» Material
+-------+
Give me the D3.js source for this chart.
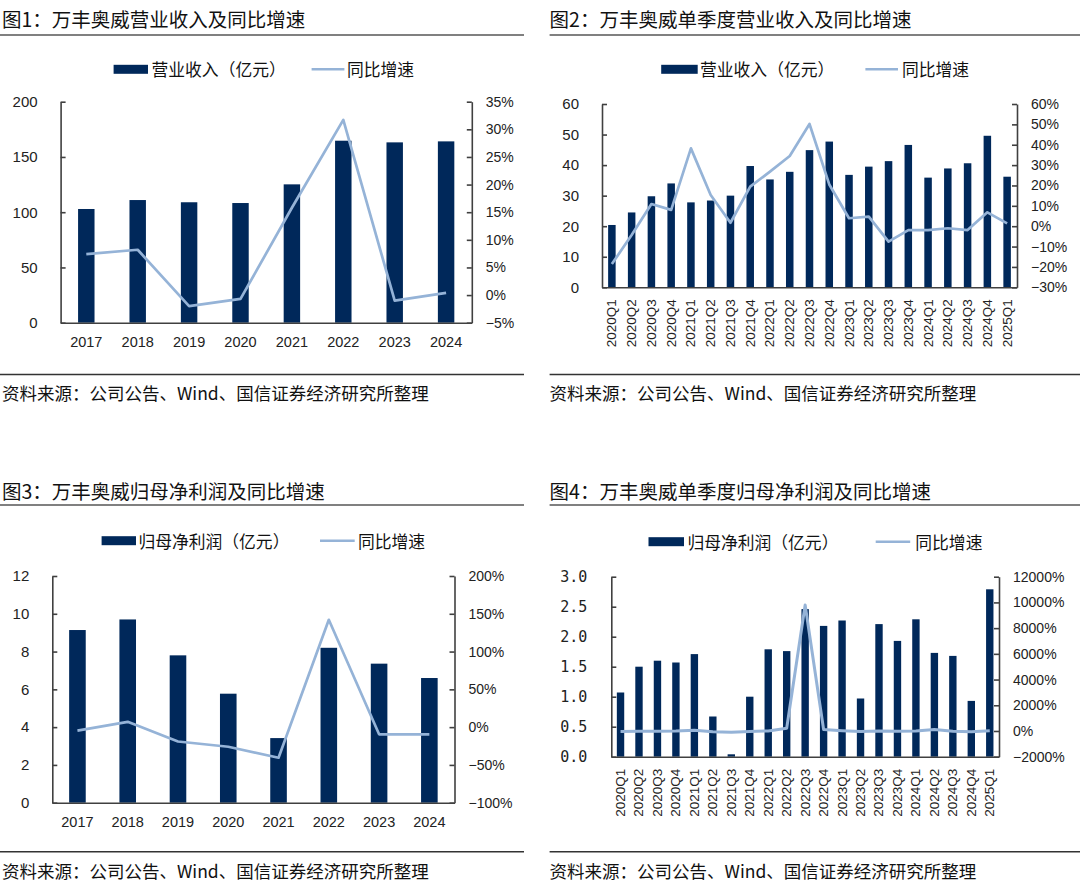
<!DOCTYPE html>
<html>
<head>
<meta charset="utf-8">
<script src="https://cdn.jsdelivr.net/npm/d3@7"></script>
<style>
  html, body { margin: 0; padding: 0; background: #ffffff; }
  svg { display: block; }
</style>
</head>
<body>
<script>
// ---------------- DATA ----------------
const years = ["2017", "2018", "2019", "2020", "2021", "2022", "2023", "2024"];
const quarters = ["2020Q1", "2020Q2", "2020Q3", "2020Q4", "2021Q1", "2021Q2", "2021Q3", "2021Q4",
  "2022Q1", "2022Q2", "2022Q3", "2022Q4", "2023Q1", "2023Q2", "2023Q3", "2023Q4",
  "2024Q1", "2024Q2", "2024Q3", "2024Q4", "2025Q1"];

// 图1 营业收入（亿元）及同比增速（%）
const revenueAnnual = [102.9, 111.0, 109.0, 108.3, 125.2, 164.7, 163.2, 164.1];
const revenueAnnualYoY = [7.4, 8.2, -2.0, -0.7, 15.8, 31.7, -1.0, 0.4];

// 图2 单季度营业收入（亿元）及同比增速（%）
const revenueQuarter = [20.4, 24.5, 29.8, 34.0, 27.8, 28.4, 30.0, 39.7, 35.3, 37.8, 44.9, 47.7,
  36.8, 39.5, 41.3, 46.6, 35.9, 38.9, 40.6, 49.6, 36.2];
const revenueQuarterYoY = [-18.6, -4.3, 10.9, 8.0, 38.2, 15.3, 1.7, 19.4, 26.8, 34.5, 50.2, 20.5,
  3.9, 4.7, -7.6, -1.9, -1.9, -1.0, -1.9, 6.8, 1.4];

// 图3 归母净利润（亿元）及同比增速（%）
const profitAnnual = [9.14, 9.70, 7.80, 5.77, 3.42, 8.20, 7.36, 6.60];
const profitAnnualYoY = [-4.7, 7.0, -19.0, -26.0, -40.5, 142.0, -9.5, -9.5];

// 图4 单季度归母净利润（亿元）及同比增速（%）
const profitQuarter = [1.07, 1.50, 1.60, 1.57, 1.71, 0.67, 0.04, 1.00, 1.79, 1.76, 2.46, 2.18,
  2.27, 0.97, 2.21, 1.93, 2.29, 1.73, 1.68, 0.93, 2.79];
const profitQuarterYoY = [-43, -27, -15, 5, 60, -55, -97, -36, 5, 220, 9800, 118,
  27, -45, -10, -11, 1, 120, -24, -52, 22];

// tick labels
const ticksLeft1 = [0, 50, 100, 150, 200];
const ticksRight1 = [-5, 0, 5, 10, 15, 20, 25, 30, 35];
const ticksLeft2 = [0, 10, 20, 30, 40, 50, 60];
const ticksRight2 = [-30, -20, -10, 0, 10, 20, 30, 40, 50, 60];
const ticksLeft3 = [0, 2, 4, 6, 8, 10, 12];
const ticksRight3 = [-100, -50, 0, 50, 100, 150, 200];
const ticksLeft4 = [0, 0.5, 1.0, 1.5, 2.0, 2.5, 3.0];
const ticksRight4 = [-2000, 0, 2000, 4000, 6000, 8000, 10000, 12000];

const titles = ["图1：万丰奥威营业收入及同比增速", "图2：万丰奥威单季度营业收入及同比增速",
  "图3：万丰奥威归母净利润及同比增速", "图4：万丰奥威单季度归母净利润及同比增速"];
const legendRevenue = "营业收入（亿元）";
const legendProfit = "归母净利润（亿元）";
const legendYoY = "同比增速";
const sourceText = "资料来源：公司公告、Wind、国信证券经济研究所整理";

// ---------------- STYLE ----------------
const BAR = "#00285a";
const LINE = "#95b3d7";
const AXIS = "#404040";
const CJK = "'Noto Sans CJK SC', 'Noto Sans', sans-serif";
const NUM = "'Liberation Sans', Arial, sans-serif";

const svg = d3.select("body").append("svg").attr("width", 1080).attr("height", 892);

const pctFmt = v => (v < 0 ? "\u2212" + Math.abs(v) : "" + v) + "%";

function panel(cfg) {
  const g = svg.append("g");

  // title + rule
  g.append("text").attr("x", cfg.titleX).attr("y", cfg.titleY)
    .attr("dominant-baseline", "central")
    .style("font-family", CJK).style("font-size", "19.5px").style("fill", "#111")
    .text(cfg.title);
  g.append("line").attr("x1", cfg.ruleX1).attr("x2", cfg.ruleX2)
    .attr("y1", cfg.ruleTop).attr("y2", cfg.ruleTop)
    .attr("stroke", "#808080").attr("stroke-width", 2);

  // bottom rule + source
  g.append("line").attr("x1", cfg.ruleX1).attr("x2", cfg.ruleX2)
    .attr("y1", cfg.ruleBottom).attr("y2", cfg.ruleBottom)
    .attr("stroke", "#333").attr("stroke-width", 1.6);
  g.append("text").attr("x", cfg.titleX).attr("y", cfg.sourceY)
    .attr("dominant-baseline", "central")
    .style("font-family", CJK).style("font-size", "17.5px").style("fill", "#111")
    .text(sourceText);

  // scales
  const x = d3.scaleBand().domain(cfg.cats).range([cfg.x0, cfg.x1]).padding(0);
  const yL = d3.scaleLinear().domain(cfg.leftDomain).range([cfg.y0, cfg.yTop]);
  const yR = d3.scaleLinear().domain(cfg.rightDomain).range([cfg.y0, cfg.yTop]);
  const bw = x.bandwidth() * cfg.barRatio;
  const xc = d => x(d) + x.bandwidth() / 2;

  // bars
  g.append("g").selectAll("rect").data(cfg.cats).join("rect")
    .attr("x", (d) => xc(d) - bw / 2)
    .attr("y", (d, i) => yL(cfg.bars[i]))
    .attr("width", bw)
    .attr("height", (d, i) => cfg.y0 - yL(cfg.bars[i]))
    .attr("fill", BAR);

  // line
  const line = d3.line().x((d, i) => xc(cfg.cats[i])).y(d => yR(d));
  g.append("path").datum(cfg.line).attr("d", line)
    .attr("fill", "none").attr("stroke", LINE).attr("stroke-width", cfg.lineWidth)
    .attr("stroke-linejoin", "round");

  // axes
  const axL = g.append("g").attr("transform", `translate(${cfg.x0},0)`)
    .call(d3.axisLeft(yL).tickValues(cfg.leftTicks).tickFormat(cfg.leftFmt)
      .tickSizeInner(-5).tickSizeOuter(0).tickPadding(cfg.leftPad));
  const axR = g.append("g").attr("transform", `translate(${cfg.x1},0)`)
    .call(d3.axisRight(yR).tickValues(cfg.rightTicks).tickFormat(pctFmt)
      .tickSizeInner(-5).tickSizeOuter(0).tickPadding(14));
  const axB = g.append("g").attr("transform", `translate(0,${cfg.y0})`)
    .call(d3.axisBottom(x).tickSize(0).tickFormat(""));
  [axL, axR, axB].forEach(a => {
    a.selectAll("path.domain").attr("stroke", AXIS).attr("stroke-width", 1.6);
    a.selectAll(".tick line").attr("stroke", AXIS).attr("stroke-width", 1.6);
  });
  axL.selectAll("text").style("font-family", cfg.leftFont || NUM).style("font-size", "15px").style("fill", "#222");
  axR.selectAll("text").style("font-family", NUM).style("font-size", "14px").style("fill", "#222");

  // category labels
  if (cfg.rotate) {
    g.append("g").selectAll("text").data(cfg.cats).join("text")
      .attr("transform", d => `translate(${xc(d)},${cfg.y0 + 12}) rotate(-90)`)
      .attr("text-anchor", "end").attr("dominant-baseline", "central")
      .style("font-family", NUM).style("font-size", "13.5px").style("fill", "#222")
      .text(d => d);
  } else {
    g.append("g").selectAll("text").data(cfg.cats).join("text")
      .attr("x", d => xc(d)).attr("y", cfg.y0 + 19)
      .attr("text-anchor", "middle").attr("dominant-baseline", "central")
      .style("font-family", NUM).style("font-size", "14.5px").style("fill", "#222")
      .text(d => d);
  }

  // legend
  const L = cfg.legend;
  g.append("rect").attr("x", L.rectX).attr("y", L.y - 4.5).attr("width", L.rectW).attr("height", 9)
    .attr("fill", BAR);
  g.append("text").attr("x", L.text1X).attr("y", L.y).attr("dominant-baseline", "central")
    .style("font-family", CJK).style("font-size", "16.8px").style("fill", "#111").text(cfg.barName);
  g.append("line").attr("x1", L.lineX1).attr("x2", L.lineX2).attr("y1", L.y).attr("y2", L.y)
    .attr("stroke", LINE).attr("stroke-width", 2.6);
  g.append("text").attr("x", L.text2X).attr("y", L.y).attr("dominant-baseline", "central")
    .style("font-family", CJK).style("font-size", "16.8px").style("fill", "#111").text(legendYoY);
}

panel({
  title: titles[0], titleX: 2, titleY: 18.5, ruleX1: 0, ruleX2: 524, ruleTop: 35, ruleBottom: 374.5, sourceY: 392.5,
  cats: years, bars: revenueAnnual, line: revenueAnnualYoY, barName: legendRevenue,
  x0: 60.6, x1: 471.8, yTop: 101.7, y0: 322.7,
  leftDomain: [0, 200], rightDomain: [-5, 35], leftTicks: ticksLeft1, rightTicks: ticksRight1,
  leftFmt: d => "" + d, leftPad: 23, barRatio: 0.32, lineWidth: 2.7, rotate: false,
  legend: { y: 69.3, rectX: 113.6, rectW: 34.4, text1X: 151.5, lineX1: 311.6, lineX2: 344.4, text2X: 347 }
});

panel({
  title: titles[1], titleX: 549.6, titleY: 18.5, ruleX1: 549.6, ruleX2: 1080, ruleTop: 35, ruleBottom: 374.5, sourceY: 392.5,
  cats: quarters, bars: revenueQuarter, line: revenueQuarterYoY, barName: legendRevenue,
  x0: 602, x1: 1017, yTop: 104, y0: 287.3,
  leftDomain: [0, 60], rightDomain: [-30, 60], leftTicks: ticksLeft2, rightTicks: ticksRight2,
  leftFmt: d => "" + d, leftPad: 23, barRatio: 0.38, lineWidth: 2.7, rotate: true,
  legend: { y: 69.3, rectX: 661.2, rectW: 36.5, text1X: 700, lineX1: 865.4, lineX2: 898, text2X: 902 }
});

panel({
  title: titles[2], titleX: 2, titleY: 490, ruleX1: 0, ruleX2: 524, ruleTop: 505, ruleBottom: 851.7, sourceY: 870,
  cats: years, bars: profitAnnual, line: profitAnnualYoY, barName: legendProfit,
  x0: 52.3, x1: 454.5, yTop: 576, y0: 802.7,
  leftDomain: [0, 12], rightDomain: [-100, 200], leftTicks: ticksLeft3, rightTicks: ticksRight3,
  leftFmt: d => "" + d, leftPad: 23, barRatio: 0.33, lineWidth: 2.7, rotate: false,
  legend: { y: 540.7, rectX: 101.6, rectW: 34.4, text1X: 138.4, lineX1: 320, lineX2: 354.7, text2X: 358 }
});

panel({
  title: titles[3], titleX: 549.6, titleY: 490, ruleX1: 549.6, ruleX2: 1080, ruleTop: 505, ruleBottom: 851.7, sourceY: 870,
  cats: quarters, bars: profitQuarter, line: profitQuarterYoY, barName: legendProfit,
  x0: 611.3, x1: 999, yTop: 576.7, y0: 756.7,
  leftDomain: [0, 3], rightDomain: [-2000, 12000], leftTicks: ticksLeft4, rightTicks: ticksRight4,
  leftFmt: d3.format(".1f"), leftPad: 24, leftFont: "'DejaVu Sans Mono', monospace",
  barRatio: 0.4, lineWidth: 3, rotate: true,
  legend: { y: 541.7, rectX: 648.5, rectW: 35.5, text1X: 687.4, lineX1: 875.7, lineX2: 910.2, text2X: 915.3 }
});
</script>
</body>
</html>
+-------+
» Task directions
Skip the pictures and restate exactly the lines from the beginning of the listing to the line with "3.9, 4.7, -7.6, -1.9, -1.9, -1.0, -1.9, 6.8, 1.4];", that line included.

» Finished task
Give me the D3.js source for this chart.
<!DOCTYPE html>
<html>
<head>
<meta charset="utf-8">
<script src="https://cdn.jsdelivr.net/npm/d3@7"></script>
<style>
  html, body { margin: 0; padding: 0; background: #ffffff; }
  svg { display: block; }
</style>
</head>
<body>
<script>
// ---------------- DATA ----------------
const years = ["2017", "2018", "2019", "2020", "2021", "2022", "2023", "2024"];
const quarters = ["2020Q1", "2020Q2", "2020Q3", "2020Q4", "2021Q1", "2021Q2", "2021Q3", "2021Q4",
  "2022Q1", "2022Q2", "2022Q3", "2022Q4", "2023Q1", "2023Q2", "2023Q3", "2023Q4",
  "2024Q1", "2024Q2", "2024Q3", "2024Q4", "2025Q1"];

// 图1 营业收入（亿元）及同比增速（%）
const revenueAnnual = [102.9, 111.0, 109.0, 108.3, 125.2, 164.7, 163.2, 164.1];
const revenueAnnualYoY = [7.4, 8.2, -2.0, -0.7, 15.8, 31.7, -1.0, 0.4];

// 图2 单季度营业收入（亿元）及同比增速（%）
const revenueQuarter = [20.4, 24.5, 29.8, 34.0, 27.8, 28.4, 30.0, 39.7, 35.3, 37.8, 44.9, 47.7,
  36.8, 39.5, 41.3, 46.6, 35.9, 38.9, 40.6, 49.6, 36.2];
const revenueQuarterYoY = [-18.6, -4.3, 10.9, 8.0, 38.2, 15.3, 1.7, 19.4, 26.8, 34.5, 50.2, 20.5,
  3.9, 4.7, -7.6, -1.9, -1.9, -1.0, -1.9, 6.8, 1.4];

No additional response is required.